Student Loan: is it worth it?
Student Loan: is it worth it? It is essential to understand how it works and follow some simple and reliable tips before signing up for a large balance to pay for college.
Student Loan: before signing up, follow some tips
A big decision in life should take a lot of planning and thinking. When it comes to choosing your future career, it is crucial to understand how it will impact your life and your finances. Even though public schools are cheaper, they cost an average of $20,000.
On the other hand, private schools are way more expensive, and the costs can double the price of public ones.
Therefore, many students go after loans. That’s why it is essential to plan and think about all factors involved in that big decision.
But don’t worry! We have selected some simple and reliable tips you may find worth it before signing up for large balances from lenders.
Loans for students: how do they work?
Usually, students need to go after loans to pay off the costs of graduation. However, many end up in serious debt.
It is not because student loans aren’t worth it. It is because most of the time, people don’t really know how they work or don’t consider detailed financial planning attached to career organization.
Everyone knows college costs are not accessible, even in public schools. As mentioned above, costs can vary from $20,000 to over $40,000 per year on average, considering four-year graduation.
Most people don’t have enough money to pay the total amount of money to start or finish and take a degree.
Loans could be helpful in those situations. But large balances can lead to large debts.
When looking for loans to pay for college, families and students rely on the planning of a good degree and career that will help them pay off the loan amount the minute the salary starts to enter the account.
However, if you don’t take into account the average income potential of your chosen career, a student loan can take you into a serious problem.
Before telling you about planning your future well with simple tips, let’s understand how student loans work.
Types of loans
There are two types of student loans: federal – provided by the government – and private – provided by private entities like banks, credit unions, and other lenders.
The federal option doesn’t require a credit check and, usually, offers lower and fixed interest rates.
On the other hand, federal student loans ask for some other detailed requirements and have maximum loan amount limits.
On the contrary, private loans require a credit check. That is, depending on your creditworthiness, terms and rates will be better or not.
Therefore, private student loans typically require a co-signer with a credit history.
Also, it is important to mention that even though private loans offer more flexibility and higher amounts, they don’t come with income-driven repayment plans and other good payment-postponement programs like federal ones.
Interest rate
Furthermore, another important item to be learned is the interest rate. A percentage is settled when you apply for a loan, and it can be fixed or variable. Plus, it starts to accrue by the minute you take out the loan.
So, let’s suppose you don’t make any payments while in school; then the final balance will be much larger than the amount you originally borrowed.
In addition, interest is usually charged daily. It can be capitalized at some point, which means interest will be accrued in already existing interest.

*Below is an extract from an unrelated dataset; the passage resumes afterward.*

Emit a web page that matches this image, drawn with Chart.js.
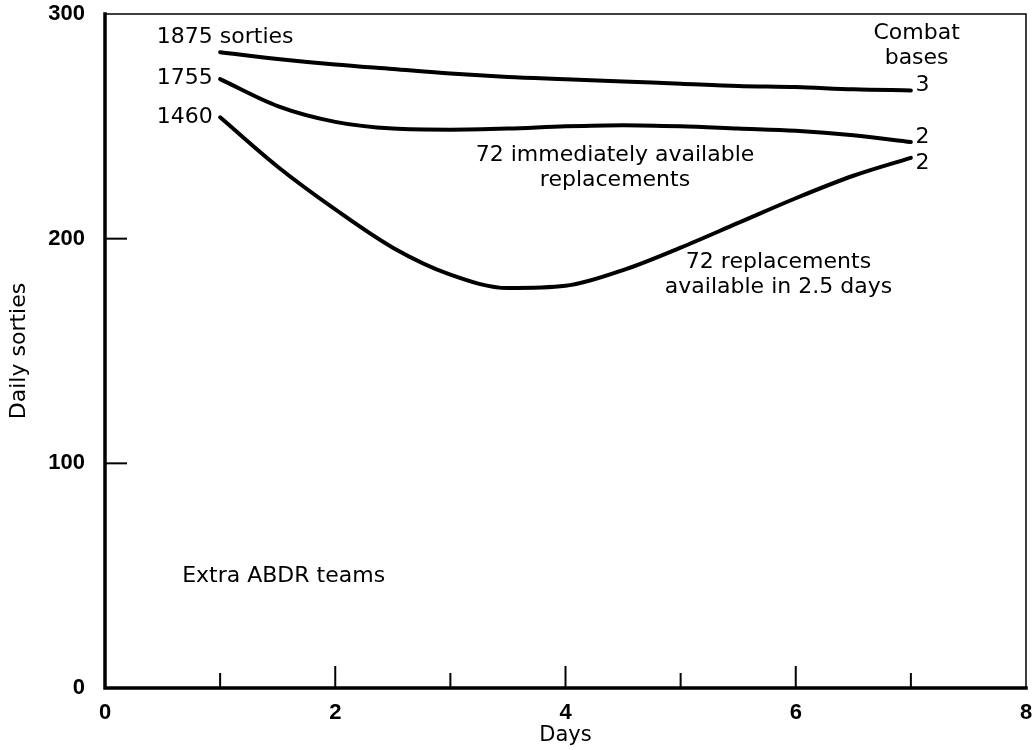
<!DOCTYPE html>
<html>
<head>
<meta charset="utf-8">
<script src="https://cdn.jsdelivr.net/npm/chart.js@4/dist/chart.umd.min.js"></script>
<style>
    html, body { margin: 0; padding: 0; background: #fff; }
    #wrap { width: 1033px; height: 750px; }
</style>
</head>
<body>
<div id="wrap"><canvas id="sortiesChart" width="1033" height="750"></canvas></div>
<script>
// Data
const days = [1, 1.5, 2, 2.5, 3, 3.5, 4, 4.5, 5, 5.5, 6, 6.5, 7];
const sorties1875 = [283, 280, 277.5, 275.5, 273.5, 272, 271, 270, 269, 268, 267.5, 266.5, 266];
const sorties1755 = [271, 259, 252, 249, 248.5, 249, 250, 250.5, 250, 249, 248, 246, 243];
const sorties1460 = [254, 232, 213, 196, 184, 178, 179, 186, 196, 207, 218, 228, 236];

const xTickValues = [1, 2, 3, 4, 5, 6, 7];
const yTickValues = [100, 200];

// Text labels placed in data units
const notes = [
    { text: '1875 sorties', x: 0.45, y: 289.5, align: 'left' },
    { text: '1755', x: 0.45, y: 271.5, align: 'left' },
    { text: '1460', x: 0.45, y: 254, align: 'left' },
    { text: 'Combat', x: 7.05, y: 291.5, align: 'center' },
    { text: 'bases', x: 7.05, y: 280.4, align: 'center' },
    { text: '3', x: 7.1, y: 268.4, align: 'center' },
    { text: '2', x: 7.1, y: 245.2, align: 'center' },
    { text: '2', x: 7.1, y: 233.6, align: 'center' },
    { text: '72 immediately available', x: 4.43, y: 237.2, align: 'center' },
    { text: 'replacements', x: 4.43, y: 226.1, align: 'center' },
    { text: '72 replacements', x: 5.85, y: 189.6, align: 'center' },
    { text: 'available in 2.5 days', x: 5.85, y: 178.5, align: 'center' },
    { text: 'Extra ABDR teams', x: 0.67, y: 49.8, align: 'left' }
];

const toPoints = (ys) => days.map((d, i) => ({ x: d, y: ys[i] }));

const lineStyle = {
    borderColor: '#000',
    borderWidth: 4,
    pointRadius: 0,
    fill: false,
    cubicInterpolationMode: 'monotone',
    borderCapStyle: 'round'
};

const framePlugin = {
    id: 'frame',
    afterDraw(chart) {
        const { ctx, chartArea: a, scales } = chart;
        ctx.save();
        ctx.strokeStyle = '#000';
        ctx.lineCap = 'square';

        // top and right edges (thin)
        ctx.lineWidth = 1.5;
        ctx.beginPath();
        ctx.moveTo(a.left, a.top);
        ctx.lineTo(a.right, a.top);
        ctx.lineTo(a.right, a.bottom);
        ctx.stroke();

        // left and bottom axes (heavy)
        ctx.lineWidth = 3.5;
        ctx.beginPath();
        ctx.moveTo(a.left, a.top);
        ctx.lineTo(a.left, a.bottom);
        ctx.lineTo(a.right, a.bottom);
        ctx.stroke();

        // inward tick marks
        ctx.lineWidth = 2;
        ctx.lineCap = 'butt';
        xTickValues.forEach(v => {
            const px = scales.x.getPixelForValue(v);
            const len = v % 2 === 0 ? 22 : 15;
            ctx.beginPath();
            ctx.moveTo(px, a.bottom);
            ctx.lineTo(px, a.bottom - len);
            ctx.stroke();
        });
        yTickValues.forEach(v => {
            const py = scales.y.getPixelForValue(v);
            ctx.beginPath();
            ctx.moveTo(a.left, py);
            ctx.lineTo(a.left + 22, py);
            ctx.stroke();
        });

        // annotations
        ctx.fillStyle = '#000';
        ctx.font = '22px "DejaVu Sans"';
        ctx.textBaseline = 'middle';
        notes.forEach(n => {
            ctx.textAlign = n.align;
            ctx.fillText(n.text, scales.x.getPixelForValue(n.x), scales.y.getPixelForValue(n.y));
        });
        ctx.restore();
    }
};

new Chart(document.getElementById('sortiesChart'), {
    type: 'line',
    data: {
        datasets: [
            { label: '1875 sorties', data: toPoints(sorties1875), ...lineStyle },
            { label: '1755', data: toPoints(sorties1755), ...lineStyle },
            { label: '1460', data: toPoints(sorties1460), ...lineStyle }
        ]
    },
    options: {
        responsive: false,
        animation: false,
        layout: { padding: { top: 14, right: 7, left: 0, bottom: 0 } },
        plugins: {
            legend: { display: false },
            tooltip: { enabled: false }
        },
        scales: {
            x: {
                type: 'linear',
                min: 0,
                max: 8,
                afterFit: (scale) => {
                    scale.height = 62;
                    scale.paddingLeft = 0;
                    scale.paddingRight = 0;
                },
                grid: { display: false, drawTicks: false },
                border: { display: false },
                ticks: {
                    stepSize: 1,
                    autoSkip: false,
                    maxRotation: 0,
                    padding: 12,
                    color: '#000',
                    font: { family: 'Liberation Sans', size: 22, weight: 'bold' },
                    callback: (v) => (v % 2 === 0 ? String(v) : '')
                },
                title: {
                    display: true,
                    text: 'Days',
                    color: '#000',
                    font: { family: 'DejaVu Sans', size: 21 },
                    padding: { top: 0, bottom: 2 }
                }
            },
            y: {
                type: 'linear',
                min: 0,
                max: 300,
                afterFit: (scale) => {
                    scale.width = 105;
                    scale.paddingTop = 0;
                    scale.paddingBottom = 0;
                },
                grid: { display: false, drawTicks: false },
                border: { display: false },
                ticks: {
                    stepSize: 100,
                    padding: 20,
                    color: '#000',
                    font: { family: 'Liberation Sans', size: 22, weight: 'bold' }
                },
                title: {
                    display: true,
                    text: 'Daily sorties',
                    color: '#000',
                    font: { family: 'DejaVu Sans', size: 22 },
                    padding: { top: 6, bottom: 0 }
                }
            }
        }
    },
    plugins: [framePlugin]
});
</script>
</body>
</html>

Finally, your money will be first applied to accrued interest when you make payment. If there is a remaining amount, the money goes to your loan balance.
At this point, many people lose track and start entering into debt. It is essential to understand that your loan balance decreases slowly as soon as your repayment progresses higher than the interest accrued.
Student loans: essential tips before signing up
After understanding how a student loan works and your options, it is time to pay attention to some factors that may impact your final decision. Check it out!
Your situation
As mentioned above, you have some options for student loans. Depending on your situation, you can get a federal one or go after a private loan.
So, the first tip is to recognize your situation and your family’s.
Make your plans, update your finances, settle needs & goals, and decide which type of loan would help you get a college degree.
Your college choice
Many students and families make big plans about college choices. Most of them want elite degrees at Ivy League schools thinking about future success.
However, big names don’t guarantee success or high future potential income.
Therefore, don’t make any decision taking into consideration only the school’s reputation. After considering your situation, it is crucial to evaluate the costs of a college.
Success depends more on your reality recognition and career certainty than on school big names.
Your career income potential
A career choice also doesn’t lead to success alone. But, it is essential to consider the income potential, especially if you need to apply for a student loan.
Some careers have more future potential income than others. For example, Engineering Major offers an average salary of approximately $69,000, according to surveys.
On the other hand, Communications Major has an average of $55,000.
It is important to do vast research on your future career to understand if you can make a reasonable starting salary in order to pay off your loan balance.
Are these loans worth it?
Student loans are only worth it if you manage to pay them off without sinking into debt. Of course, going to college is an important decision, and it leads you to a better future.
However, it is even more important to address your future career and potentialities and take into account the total loan balance you will repay in a settled term under some conditions.
So, make your financial and future job planning before signing up for a student loan. Then, it will be worth it!